With even a cursory Google search enough to turn up headline after headline praising retail media’s stratospheric successes – and rightly so – I think we also have to acknowledge the elephant in the room: retail media has a perception problem, and it’s one that won’t go away unless we work at it.

One of the issues here is that there’s a definite tendency to conflate retail media with ecommerce. Undoubtedly linked to Amazon’s overwhelming successes in the area, it’s become all too common for people to think of retail media as an online-only marketing tactic. In turn, many seem to pigeonhole retail media at the bottom of the marketing funnel – something that’s great for conversion, but not much else.

That perception is troublesome for two reasons. Firstly, it’s very clearly untrue, as I’ll demonstrate momentarily. Secondly, it means that marketing teams that might otherwise be using retail media to great effect can end up deterred from doing so because they believe it’s incapable of supporting their specific objectives. Left unaddressed, that can limit a retailer’s ability to monetise its media as effectively as it could.

Dispelling the myth of retail media as a digital marketing or conversion-only practice is critical to the industry’s future. That’s why, in this post, I want to look at exactly what a full-funnel approach to retail media entails.

 

A scientific approach to audiences

 

First of all, we need to talk about audiences. If you want to give brands the ability to deliver results at every stage of the marketing funnel, after all, you also need to give them the ability to target those shoppers most likely to help them accomplish their goals. That means segmenting shoppers into different audiences.

There are numerous ways to accomplish that, many of which will already be abundantly familiar to the vast majority of marketers. Some of the most common include:

  • Demographic audiences

Here, segments are identified by looking at the attributes of audience members – criteria like age, gender, education level, incomes, marital status, and occupation.

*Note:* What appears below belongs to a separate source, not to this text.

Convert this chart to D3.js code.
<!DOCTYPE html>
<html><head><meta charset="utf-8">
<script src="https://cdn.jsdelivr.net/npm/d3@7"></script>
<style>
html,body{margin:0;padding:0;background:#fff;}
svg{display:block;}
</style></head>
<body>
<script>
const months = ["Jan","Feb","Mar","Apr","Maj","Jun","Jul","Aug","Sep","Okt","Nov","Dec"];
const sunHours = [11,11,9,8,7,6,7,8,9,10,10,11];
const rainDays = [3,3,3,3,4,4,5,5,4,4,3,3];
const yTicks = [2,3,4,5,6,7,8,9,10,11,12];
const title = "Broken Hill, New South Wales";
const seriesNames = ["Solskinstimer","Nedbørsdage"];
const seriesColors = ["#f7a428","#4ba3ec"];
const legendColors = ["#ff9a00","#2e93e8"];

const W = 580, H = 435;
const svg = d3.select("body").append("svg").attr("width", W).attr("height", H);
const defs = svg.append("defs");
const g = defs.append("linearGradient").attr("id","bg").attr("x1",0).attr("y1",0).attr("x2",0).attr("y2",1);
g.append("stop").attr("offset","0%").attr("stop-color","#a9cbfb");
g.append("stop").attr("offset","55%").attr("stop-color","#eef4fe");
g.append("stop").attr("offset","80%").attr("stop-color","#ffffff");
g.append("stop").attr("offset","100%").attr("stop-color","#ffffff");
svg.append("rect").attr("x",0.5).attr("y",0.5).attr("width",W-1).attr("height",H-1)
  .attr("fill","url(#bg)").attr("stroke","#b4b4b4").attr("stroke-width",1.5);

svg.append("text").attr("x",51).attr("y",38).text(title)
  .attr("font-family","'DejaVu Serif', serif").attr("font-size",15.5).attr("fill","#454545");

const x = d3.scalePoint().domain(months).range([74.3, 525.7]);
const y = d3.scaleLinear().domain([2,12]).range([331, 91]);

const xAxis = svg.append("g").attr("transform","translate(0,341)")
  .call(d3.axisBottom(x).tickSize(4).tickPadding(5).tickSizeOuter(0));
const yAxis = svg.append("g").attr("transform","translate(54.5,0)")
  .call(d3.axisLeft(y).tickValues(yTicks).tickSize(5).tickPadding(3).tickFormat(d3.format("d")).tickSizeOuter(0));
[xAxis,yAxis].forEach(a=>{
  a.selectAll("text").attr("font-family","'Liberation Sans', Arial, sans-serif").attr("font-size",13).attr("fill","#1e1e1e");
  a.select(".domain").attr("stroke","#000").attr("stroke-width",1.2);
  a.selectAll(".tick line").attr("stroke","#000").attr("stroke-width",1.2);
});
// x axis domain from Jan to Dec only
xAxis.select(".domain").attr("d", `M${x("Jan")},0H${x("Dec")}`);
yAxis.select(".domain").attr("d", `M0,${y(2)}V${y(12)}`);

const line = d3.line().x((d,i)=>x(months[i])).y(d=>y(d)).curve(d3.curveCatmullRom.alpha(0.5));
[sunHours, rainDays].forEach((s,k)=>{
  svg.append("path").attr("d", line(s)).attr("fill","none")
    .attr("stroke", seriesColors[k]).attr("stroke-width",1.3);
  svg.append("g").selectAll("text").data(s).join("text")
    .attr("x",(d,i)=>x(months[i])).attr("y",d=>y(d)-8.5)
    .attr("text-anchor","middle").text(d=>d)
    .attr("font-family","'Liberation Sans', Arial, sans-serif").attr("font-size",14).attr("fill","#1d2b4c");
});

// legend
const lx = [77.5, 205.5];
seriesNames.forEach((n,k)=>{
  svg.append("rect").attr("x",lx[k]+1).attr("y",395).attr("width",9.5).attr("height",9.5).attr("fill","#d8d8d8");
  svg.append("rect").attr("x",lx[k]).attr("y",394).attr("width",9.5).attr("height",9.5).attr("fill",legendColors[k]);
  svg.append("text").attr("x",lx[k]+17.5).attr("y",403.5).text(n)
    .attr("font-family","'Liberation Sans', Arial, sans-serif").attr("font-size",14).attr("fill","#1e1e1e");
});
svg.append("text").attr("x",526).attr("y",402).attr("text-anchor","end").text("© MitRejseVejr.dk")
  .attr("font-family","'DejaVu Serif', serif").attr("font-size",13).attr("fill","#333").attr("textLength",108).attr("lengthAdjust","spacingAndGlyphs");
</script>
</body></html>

  • Psychographic audiences

Sometimes referred to as “interest-based”, psychographic audiences are segmented based on interest, activities, opinions, values, personality traits, and lifestyle choices.

  • Behavioural audiences

“Observed behaviours” are the focus here, with segments created based on actions taken. That could include the websites someone has visited, ads they’ve clicked on, or items that they’ve purchased before.

Each of these audiences has its strengths, with demographic and behavioural combining to create something particularly powerful. Using those, we can understand who shoppers are, and how they’ve acted in the past. Naturally, that combination also begs a much bigger (and arguably more important) question – “how might they behave in the future?”.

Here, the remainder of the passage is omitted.